Sales proposals are a key milestone in the sales cycle and represent a turning point for new business success. Effective sales proposals are short, to the point, and sent as quickly as possible following the request or acceptance of a written summary for the proposed deal. Yet even though proposals should be kept as short as possible while addressing key concerns, there are many areas where sales people could be making mistakes that prevent sales proposals from converting into new business. The following four areas, where sales proposal issues are commonly introduced, can be easily corrected once the problem is identified.
Sales Proposals Are Not Being Timed Well
Very often, the sales pipeline and not customer need will dictate when a proposal is created. If sales proposals are occurring too early or too late in the pipeline, new business conversion rates may be reduced. This can happen either because the sales pipeline is measuring metrics that are out of sync with prospect timelines or because the sales person is mistiming the sales cycle. Be sure that all of your sales reps are timing the introduction of sales proposals appropriately by regularly examining the timing of their proposals in the pipeline and their results.

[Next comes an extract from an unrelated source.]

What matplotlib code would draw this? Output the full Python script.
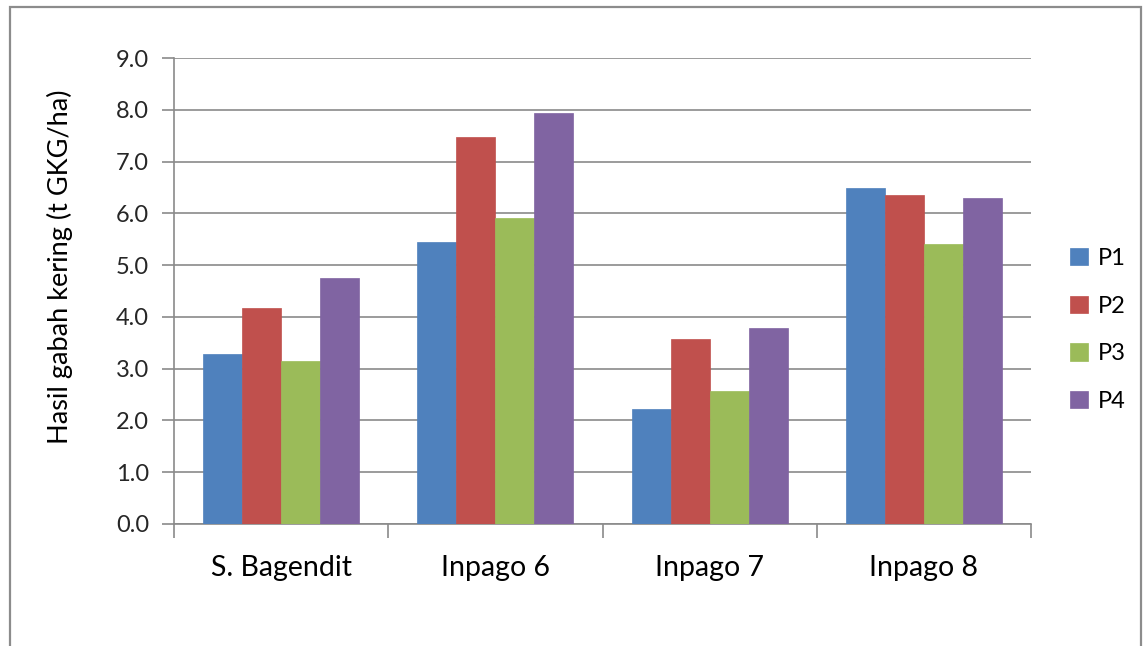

Sales Proposals Lack Necessary Elements
Sales proposals should always outline for the prospect exactly what to expect. This includes timeline to installation or deployment, up-front and operational costs, and crucially, financial data on the benefits. Although it can be tempting to reduce the proposed costs by incorporating long timeframes or hypothetical scenarios that are not likely to occur, sales reps should work to build sales proposals that have clear and concise data that is realistic. If the necessary cost elements are lacking from sales proposals, fewer prospects will be willing to make the commitment.
At the same time, sales proposals should be persuasive throughout; a proposal is never simply an outline of costs and profits. Make sure that your sales reps have templates and examples of successful persuasion techniques and language, and that these are incorporated into all sales proposals that leave the sales department.
Sales Proposals Should Be Incorporating Deeper Research
All sales proposals must be personalized to the prospect to be effective. Though a template can be used to begin constructing sales proposals, sales reps should be knowledgeable on how to meaningfully incorporate prospect and industry data into each sales proposal to make the best possible impression to influence acceptance. Questions that all sales proposals should answer for the prospect include:
- What are the exact business problems that the sales proposal will address, and how?
- How should the success of the solution be evaluated?
- What are the baseline expectations and future projections for performance?
The best sales people answer these questions by looking at the available data and asking for the prospect's input, a combination approach that invariably results in more sales.
Sales Proposals Require Greater Follow Up
The tendency that some sales reps have to wait too long to begin sales proposal follow up can derail the sales effort. Although prospects do need time to understand and act on the information that sales proposals contain, sales reps can – and should – be part of the understanding process. Encourage your sales reps to follow up within a short window of time after sending a sales proposal to ensure that the proposal was received and make themselves available to answer questions.
A prospect who has made it to the proposal stage should also be made to feel appreciated, and a letter for thanking the prospect for their interest and consideration is not out of place. The choice of sending a follow up letter by e-mail or by regular mail should be made based on how traditional the company's sales cycle is and how quickly the buying process is expected to conclude.